Овод пожал плечами. Он был в молчаливом настроении духа, и, видя, что от него ничего не добьешься, присутствующие обратились к Доминикино. Все засмеялись, когда он рассказывал сцену, разыгравшуюся утром на рынке. Лишь один молодой рабочий остался серьезным и сказал угрюмым голосом:
– Вы, конечно, мастерски провели свою роль, да только я, право, не вижу, какой кому прок от этого театрального представления.
– А вот какой, – ответил Овод. – Я теперь могу расхаживать свободно по всему округу и делать что мне вздумается, и ни одной живой душе никогда и в голову не придет усомниться в моей личности. Завтра весь город будет знать о сегодняшнем происшествии, и шпион при встрече со мной подумает только: «Это сумасшедший Диего, принесший покаяние в своих грехах на площади». А это мне на руку!

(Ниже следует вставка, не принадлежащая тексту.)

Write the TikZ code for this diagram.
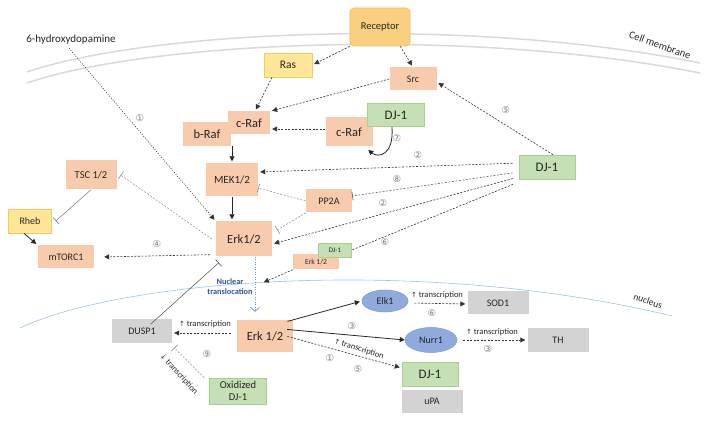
\documentclass[tikz,border=0pt]{standalone}
\usepackage{fontspec}
\setmainfont{Carlito}
\newfontfamily\symf{DejaVu Sans}
\usetikzlibrary{arrows.meta,shapes.geometric}
\definecolor{salmon}{HTML}{F8CBAD}
\definecolor{yelfill}{HTML}{FFE699}
\definecolor{yeldraw}{HTML}{F4C95D}
\definecolor{grnfill}{HTML}{C5E0B4}
\definecolor{grndraw}{HTML}{A9D18E}
\definecolor{gryfill}{HTML}{D3D3D3}
\definecolor{blufill}{HTML}{8FAADC}
\definecolor{bludraw}{HTML}{7A98D0}
\definecolor{recfill}{HTML}{F9D07F}
\definecolor{recdraw}{HTML}{F2BC55}
\definecolor{membr}{HTML}{D9D9D9}
\definecolor{nucl}{HTML}{9DC3E6}
\definecolor{trans}{HTML}{2F5597}
\definecolor{transarr}{HTML}{5B9BD5}
\newcommand\fsz[1]{\fontsize{#1}{#1}\selectfont}
\begin{document}
\begin{tikzpicture}[x=1pt,y=-1pt,
	box/.style={rectangle,inner sep=1pt,text=black!85},
	salm/.style={box,fill=salmon},
	yel/.style={box,fill=yelfill,draw=yeldraw,line width=0.7pt},
	grn/.style={box,fill=grnfill,draw=grndraw,line width=0.7pt},
	gry/.style={box,fill=gryfill},
	elp/.style={ellipse,inner sep=0pt,fill=blufill,draw=bludraw,line width=0.5pt,text=black!85},
	num/.style={font=\symf\fsz{9.5},text=black!50,inner sep=1pt},
	lbl/.style={font=\fsz{8.5},text=black!85,inner sep=1pt},
	act/.style={draw=black!80,line width=0.6pt,dash pattern=on 2pt off 1.5pt,-{Triangle[length=5pt,width=5pt]},shorten >=2pt},
	sact/.style={draw=black!85,line width=0.8pt,-{Triangle[length=5pt,width=5pt]},shorten >=2pt},
	inh/.style={draw=black!45,line width=0.5pt,dash pattern=on 2pt off 1.5pt,-{Bar[width=9pt,line width=0.6pt]}},
	gap/.style={shorten <=6pt}]
	\useasboundingbox (0,0) rectangle (710,422);
	\draw[membr,line width=1.5pt] (27,72) .. controls (150,30) and (470,16) .. (700,63);
	\draw[membr,line width=1.5pt] (27,83) .. controls (150,41) and (470,27) .. (700,73);
	\draw[nucl,line width=0.6pt] (20,328) .. controls (120,280) and (420,255) .. (672,316);
	\node[rotate=-20,font=\fsz{10.5},text=black!85] (memtxt) at (660,45) {Cell membrane};
	\node[rotate=-20,font=\fsz{9.5},text=black!85] (nuctxt) at (648,301) {nucleus};
	\node[font=\fsz{11},text=black!85] (hyd) at (71,40) {6-hydroxydopamine};
	\node[box,rounded corners=4pt,fill=recfill,draw=recdraw,line width=0.7pt,minimum width=60pt,minimum height=38pt,font=\fsz{10.5}] (rec) at (380,27) {Receptor};
	\node[yel,minimum width=48pt,minimum height=24pt,font=\fsz{11.5}] (ras) at (288,65) {Ras};
	\node[salm,minimum width=47pt,minimum height=23pt,font=\fsz{10}] (src) at (413,79) {Src};
	\node[salm,minimum width=42pt,minimum height=23pt,font=\fsz{12.5}] (craf) at (249,123) {c-Raf};
	\node[salm,minimum width=48pt,minimum height=24pt,font=\fsz{12.5}] (braf) at (207,134) {b-Raf};
	\node[salm,minimum width=47pt,minimum height=29pt,font=\fsz{12.5}] (craf2) at (349,132) {c-Raf};
	\node[grn,minimum width=57pt,minimum height=23pt,font=\fsz{13}] (dja) at (396,115) {DJ-1};
	\node[salm,minimum width=52pt,minimum height=33pt,font=\fsz{11}] (mek) at (232,180) {MEK1/2};
	\node[salm,minimum width=46pt,minimum height=23pt,font=\fsz{10}] (pp2a) at (329,201) {PP2A};
	\node[salm,minimum width=56pt,minimum height=35pt,font=\fsz{12.5}] (erk) at (244,239) {Erk1/2};
	\node[salm,minimum width=46pt,minimum height=15pt,font=\fsz{7.5}] (erks) at (316,262) {Erk 1/2};
	\node[grn,minimum width=33pt,minimum height=14pt,font=\fsz{7}] (djs) at (335,250) {DJ-1};
	\node[grn,minimum width=56pt,minimum height=24pt,font=\fsz{13}] (djr) at (547,167) {DJ-1};
	\node[salm,minimum width=51pt,minimum height=29pt,font=\fsz{10.5}] (tsc) at (91,175) {TSC 1/2};
	\node[yel,minimum width=43pt,minimum height=24pt,font=\fsz{10}] (rheb) at (30,221) {Rheb};
	\node[salm,minimum width=56pt,minimum height=23pt,font=\fsz{10}] (mtor) at (66,257) {mTORC1};
	\node[salm,minimum width=56pt,minimum height=32pt,font=\fsz{12.5}] (erkn) at (265,336) {Erk 1/2};
	\node[gry,minimum width=60pt,minimum height=23pt,font=\fsz{10}] (dusp) at (142,331) {DUSP1};
	\node[elp,minimum width=46pt,minimum height=22pt,font=\fsz{10}] (elk) at (385,301) {Elk1};
	\node[gry,minimum width=61pt,minimum height=23pt,font=\fsz{10}] (sod) at (498,303) {SOD1};
	\node[elp,minimum width=52pt,minimum height=25pt,font=\fsz{10}] (nurr) at (431,340) {Nurr1};
	\node[gry,minimum width=61pt,minimum height=24pt,font=\fsz{10}] (th) at (558,340) {TH};
	\node[grn,minimum width=56pt,minimum height=24pt,font=\fsz{13}] (djn) at (430,374) {DJ-1};
	\node[gry,minimum width=61pt,minimum height=23pt,font=\fsz{10}] (upa) at (432,401) {uPA};
	\node[grn,minimum width=57pt,minimum height=26pt,align=center,font=\fontsize{10.5}{12}\selectfont] (oxd) at (238,391) {Oxidized\\DJ-1};
	\node[align=center,text=trans,font=\bfseries\fontsize{8.3}{10}\selectfont] (ntxt) at (230,287) {Nuclear\\translocation};
	\coordinate (ntr) at (262,283);
	\draw[act] (rec.south west) -- (ras.east);
	\draw[act] ([xshift=-10pt]rec.south east) -- (src.north);
	\draw[act] ([xshift=-16pt]ras.south) -- ([xshift=6pt]craf.north);
	\draw[act] (src.west) -- (craf.north east);
	\draw[act] ([yshift=3pt]craf2.west) -- ([yshift=-6pt]craf.east);
	\draw[act] ([xshift=6pt]djr.north) -- ([yshift=-3pt]src.east);
	\draw[sact] ([xshift=-4pt]dja.south) .. controls (394,156) and (378,158) .. ([xshift=-6pt,yshift=-2pt]craf2.south east);
	\draw[sact] (mek.north |- braf.south) -- (mek.north);
	\draw[sact] (mek.south) -- (mek.south |- erk.north);
	\draw[act,dash pattern=on 1pt off 1.5pt] ([xshift=-2pt]hyd.south) -- (erk.north west);
	\draw[act,gap] ([yshift=4pt]djr.west) -- ([yshift=8pt]mek.east);
	\draw[inh,draw=black!70,gap] ([yshift=-5pt]djr.west) -- ([yshift=5pt]pp2a.east);
	\draw[inh] (pp2a.west) -- ([yshift=-8pt]mek.east);
	\draw[inh] (pp2a.south west) -- ([xshift=5pt,yshift=9pt]erk.east);
	\draw[act,gap] ([yshift=-10pt]djr.west) -- ([yshift=-5pt]erk.east);
	\draw[draw=black!80,line width=0.6pt,dash pattern=on 2pt off 1.5pt,gap] ([yshift=-15pt]djr.west) -- (djs.east);
	\draw[act] (erks.south west) -- (ntr);
	\draw[inh] ([xshift=-4pt]erk.west) -- ([xshift=4pt]tsc.east);
	\draw[draw=black!55,line width=0.5pt,-{Bar[width=9pt,line width=0.6pt]}] (tsc.south) -- ([xshift=4pt]rheb.east);
	\draw[sact] ([xshift=-6pt]rheb.south) -- (mtor.north west);
	\draw[act] ([xshift=-6pt,yshift=2pt]erk.south west) -- ([xshift=8pt]mtor.east);
	\draw[draw=black!70,line width=0.5pt,-{Bar[width=9pt,line width=0.6pt]},shorten <=-7pt] ([xshift=14pt]dusp.north) -- ([xshift=3pt,yshift=-6pt]erk.south west);
	\draw[transarr,line width=0.7pt,dash pattern=on 1pt off 1.5pt,-{Straight Barb[length=4pt,width=9pt]},shorten >=8pt] ([xshift=11pt]erk.south) -- ([xshift=-10pt]erkn.north);
	\draw[act,gap] ([yshift=3pt]erkn.west) -- ([yshift=-2pt]dusp.east);
	\draw[inh] ([xshift=-5pt]oxd.north west) -- ([xshift=2pt,yshift=-5pt]dusp.south east);
	\draw[sact,shorten <=-6pt] (erkn.north east) -- (elk.west);
	\draw[draw=black!85,line width=0.8pt,-{Triangle[length=5pt,width=5pt]},shorten <=-6pt] ([yshift=6pt]erkn.east) -- (nurr.west);
	\draw[act,shorten <=-6pt] ([yshift=-2pt]erkn.east) -- ([yshift=6pt]djn.west);
	\draw[act,gap] ([yshift=-2pt]elk.east) -- ([yshift=-1pt]sod.west);
	\draw[act,gap] (nurr.east) -- (th.west);
	\node[num] (n1a) at (140,118) {①};
	\node[num] (n5a) at (506,110) {⑤};
	\node[num] (n7) at (397,138) {⑦};
	\node[num] (n2a) at (418,155) {②};
	\node[num] (n8) at (397,179) {⑧};
	\node[num] (n2b) at (383,203) {②};
	\node[num] (n6a) at (385,242) {⑥};
	\node[num] (n4) at (157,244) {④};
	\node[num] (n9) at (207,354) {⑨};
	\node[num] (n3a) at (352,326) {③};
	\node[num] (n1b) at (330,358) {①};
	\node[num] (n5b) at (358,369) {⑤};
	\node[num] (n6b) at (432,313) {⑥};
	\node[num] (n3b) at (488,349) {③};
	\node[lbl] (tr1) at (205,324) {{\symf\fsz{7}↑} transcription};
	\node[lbl] (tr2) at (437,295) {{\symf\fsz{7}↑} transcription};
	\node[lbl] (tr3) at (492,332) {{\symf\fsz{7}↑} transcription};
	\node[lbl,rotate=-18] (tr4) at (359,349) {{\symf\fsz{7}↑} transcription};
	\node[lbl,rotate=-48] (tr5) at (179,374) {{\symf\fsz{7}↓} transcription};
\end{tikzpicture}
\end{document}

– Да, конечно! Но все-таки нельзя ли было бы добиться этого, не надувая кардинала? Он слишком хороший человек, чтобы устраивать с ним такие штуки.
– Мне самому он показался человеком порядочным, – лениво согласился Овод.
– Глупости, Сандро. Нам здесь кардиналы совсем не нужны, – сказал Доминикино. – И если бы монсеньор Монтанелли принял место в Риме, когда ему представлялся случай к этому, Риварес не надувал бы его.
– Он не принял его потому, что не хотел оставить свое здешнее дело.
– Гораздо вероятнее потому, что не хотел быть отравленным кем-нибудь из агентов Ламбручини. Они имели что-то против него. Это несомненно. Если кардинал, в особенности такой популярный, как Монтанелли, предпочитает оставаться в заброшенной дыре, как эта, то мы знаем, что это значит. Не правда ли, Риварес?
Овод пускал колечки из дыма.
– Может быть, д-дело в «р-разбитом и удрученном сердце»? – заметил он, откидывая голову, чтобы следить за колечками дыма. – Не пора ли нам, однако, приступить к делу, господа?
Собравшиеся принялись подробно обсуждать проекты контрабандной перевозки и способы хранения оружия. Овод слушал с жадным любопытством, прерывая время от времени спорящих резкими замечаниями по поводу какого-нибудь неточного сообщения или слишком смелого плана. Когда все присутствующие уже высказались, он внес несколько практических предложений, и большинство их было принято почти без споров. На этом собрание и кончилось. Было решено, что до тех пор, пока Овод не вернется благополучно в Тоскану, надо по возможности избегать долго затягивающихся собраний, могущих привлечь внимание полиции. Все разошлись после того, как часы пробили десять. Остались лишь доктор, Овод и Доминикино. Они трое составили комиссию для обсуждения некоторых специальных вопросов.
Завязался долгий и жаркий спор. Наконец Доминикино взглянул на часы:
– Половина двенадцатого. Нам нельзя дольше оставаться здесь, не то мы наткнемся на ночную стражу.